The phenomenal experience of pain is a brain state, but the brain state is a report of where you're injured. That's the whole reason it evolved--it gives you a report of injuries in progress and injuries that have occurred but that are still healing throughout your body. That doesn't imply that the phenomenal pain experience is located in the injured area. It's clearly located--we know this from empirical evidence, too--in one's brain.
The way you are tracking your mind in the "physical" world is entirely through inference from a third person perspective . . . Why is it infered to be in the brain but not experienced to be in the brain?
But the pain
experience, or
phenomenal pain IS experienced to be in my brain, by me at least. Again, you're conflating the report of injury with what is reporting the injury. They do not experientially seem to be the same thing to me. If I drop something on my foot, experientially, it's the case that "Ow that hurts" is in my head, but what got hurt is not. And having to explain this seems, to me, to be like having to explain something to a five-year-old . . . who is maybe kind of slow.
Because your "mind" is not "physical" in nature.
Of course it is, and that's exacerbated by the fact that the very idea of a nonphysical existent is
incoherent.
It cannot be located in space/time and cannot be perceived by anyone but you.
On your view your mind is perceived by you? What the fnck?
In fact when it comes down to it most of the world is not "physical".
Hahahaha
Atoms consist of far more "empty space" than anything else.
They don't "consist of" empty space. "Empty space" isn't some sort of container existent in the first place, anyway. It's just that there's a lot of space--that is, relational distance, between the matter that functions in conjunction as an atom.
"Physical" is ultimately an illusion.
I can see now why you'd be prone to not feeling that religious views are completely absurd.
A "brain" is an illusion.
Great, so it's turning out that you're probably a sock account for that Dontaskme moron.
If someone transplanted your brain in another body, "you" would probably "inhabit" that other body, right?
Yes. You, in the sense of your consciousness, your conscious experience, etc. would be in another body (minus your brain of course, which would be the same).
Now suppose someone only transplanted part of your brain into that other body. Which part of the brain would need to be transplanted in order for "you" to inhabit that other body?
All of it. Mental phenomena obtain via neurons, synapses, etc. that are spread throughout the entire brain working in conjunction.
Why? Because "you" are not physical in nature
No. It's because it's a first-person phenomenon.

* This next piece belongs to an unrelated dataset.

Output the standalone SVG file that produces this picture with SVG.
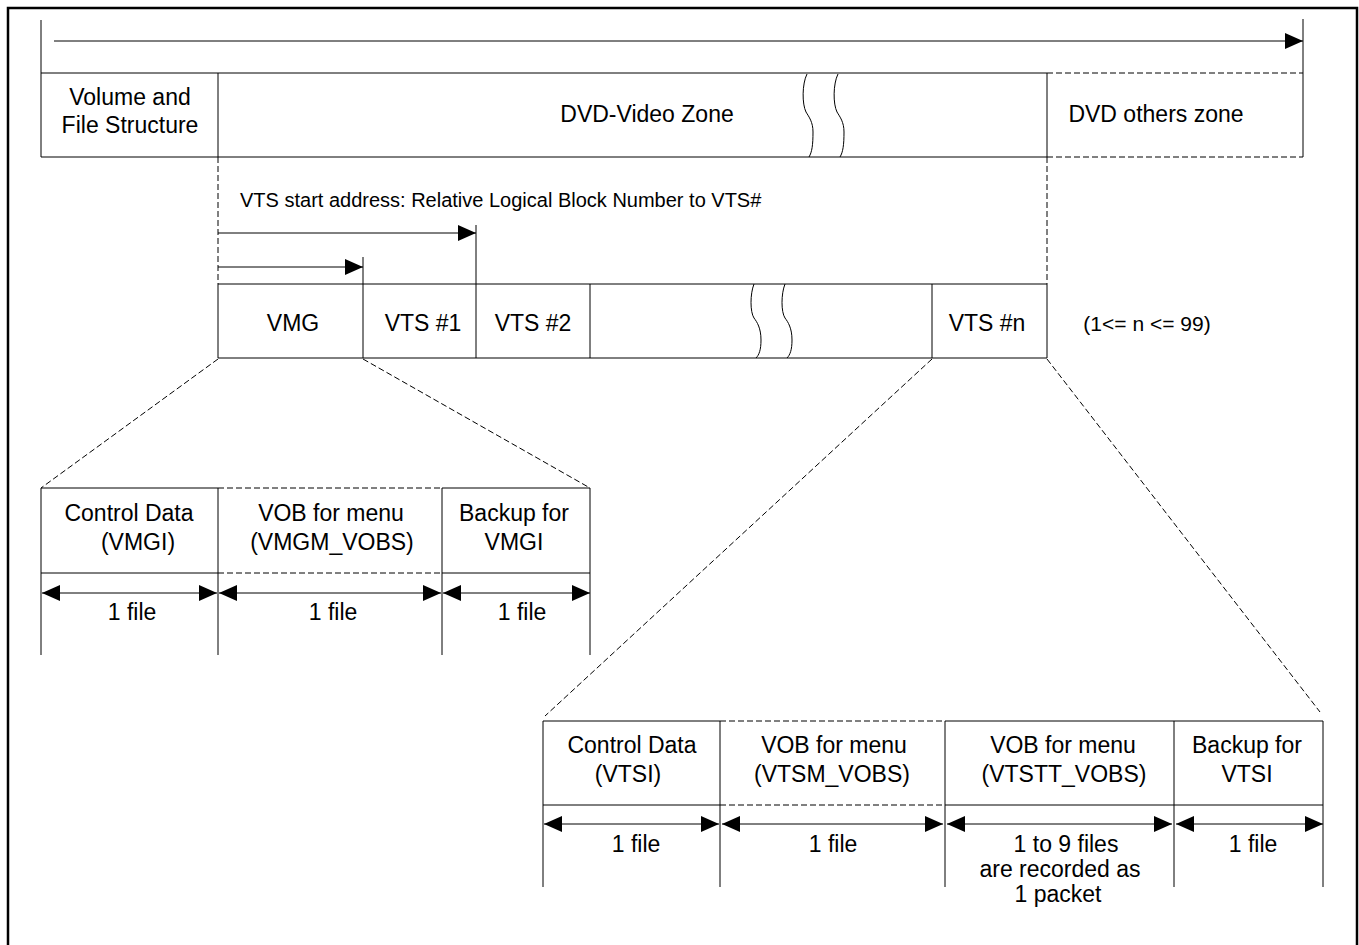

Alright, you're turning out to be one of those persons who ignores a lot of stuff that was already said, stuff that was asked, points that were brought up, etc., and who will keep expanding responses into more and more topics, so next time around, I'm probably going to the one-point-at-a-time format with you, which I'm just telling you so you know. You can type as much as you want, of course, but I'll only respond to one point at a time until it seems there's some possibility of you moving away from the telemarketer approach.